- Occupations: Activist; author;
- Allegiance: United States
- Branch: United States Navy
- Service years: 1969-1973

= Mike Ferner =

American activist

Mike Ferner is a former Toledo City Council member, Vietnam era veteran, author, and peace activist. He is a member of the POCLAD collective. Toledo had the most active campaign in the country for municipal public power in the late 1980s and early '90s. In 1989 Ferner was elected as an independent to the city council and proposed the creation of a small municipal utility to compete with Toledo Edison. He ran for mayor in 1993 with this as a major campaign plank, but lost by 672 out of 92,740 votes cast.

In March 2006 Ferner, along with fellow activists Pete Perry, Malachy Kilbride, and David Barrows, interrupted the US House Appropriations Committee that was in the process of voting on $67,000,000,000 in military funding for the US war and occupation of Iraq and Afghanistan.

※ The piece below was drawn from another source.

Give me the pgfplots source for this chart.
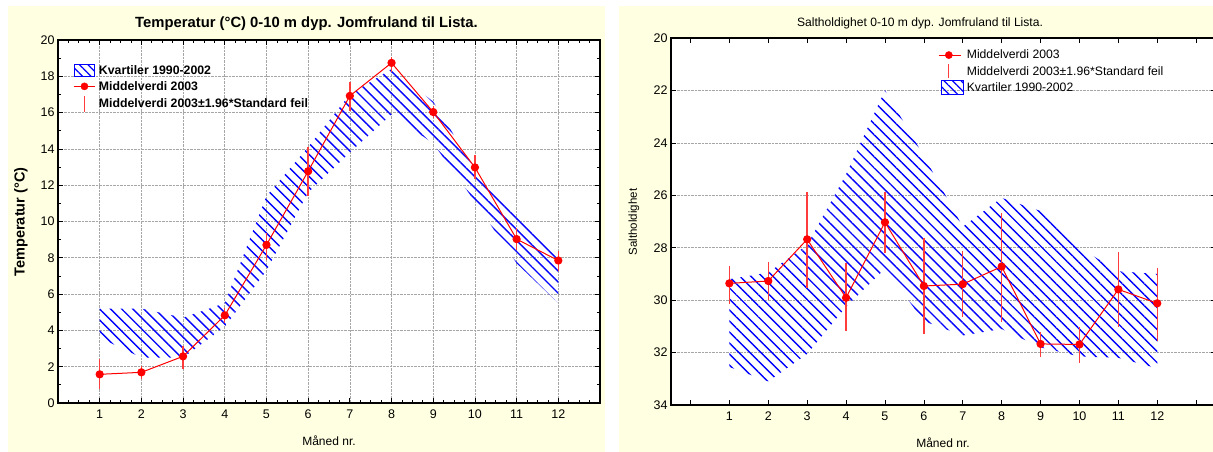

Ferner was arrested on June 30, 2006 at the Jesse Brown Veterans' Administration Medical Center. (Ferner was at the center because he was participating in Voices For Creative Nonviolence's 320-mile "Walk for Justice" from Springfield, Illinois to North Chicago, Illinois.) According to Ferner's recounting of the incident, the arresting officer stated that wearing a "Veterans for Peace" T-shirt while drinking coffee at the center comprised protesting, and Ferner was required to leave the premises. Ferner refused, and was subsequently arrested. Ferner was charged with criminal trespass and with weapons possession (a Swiss Army pocketknife).

In 2006 he published "Inside the Red Zone: A Veteran For Peace Reports from Iraq," recounting his trips to Iraq, just prior to the U.S. invasion and a year later.

Ferner ran for Toledo mayor in the special election held November 3, 2015 to fill the last two years of D. Michael Collins' term after Collins died in office.

==Works==
- Mike Ferner (2006). "Inside the Red Zone: A Veteran for Peace Reports from Iraq"
- Mike Ferner (2003). "War and Peace and Democracy: Four Essays That Ask Why Again?"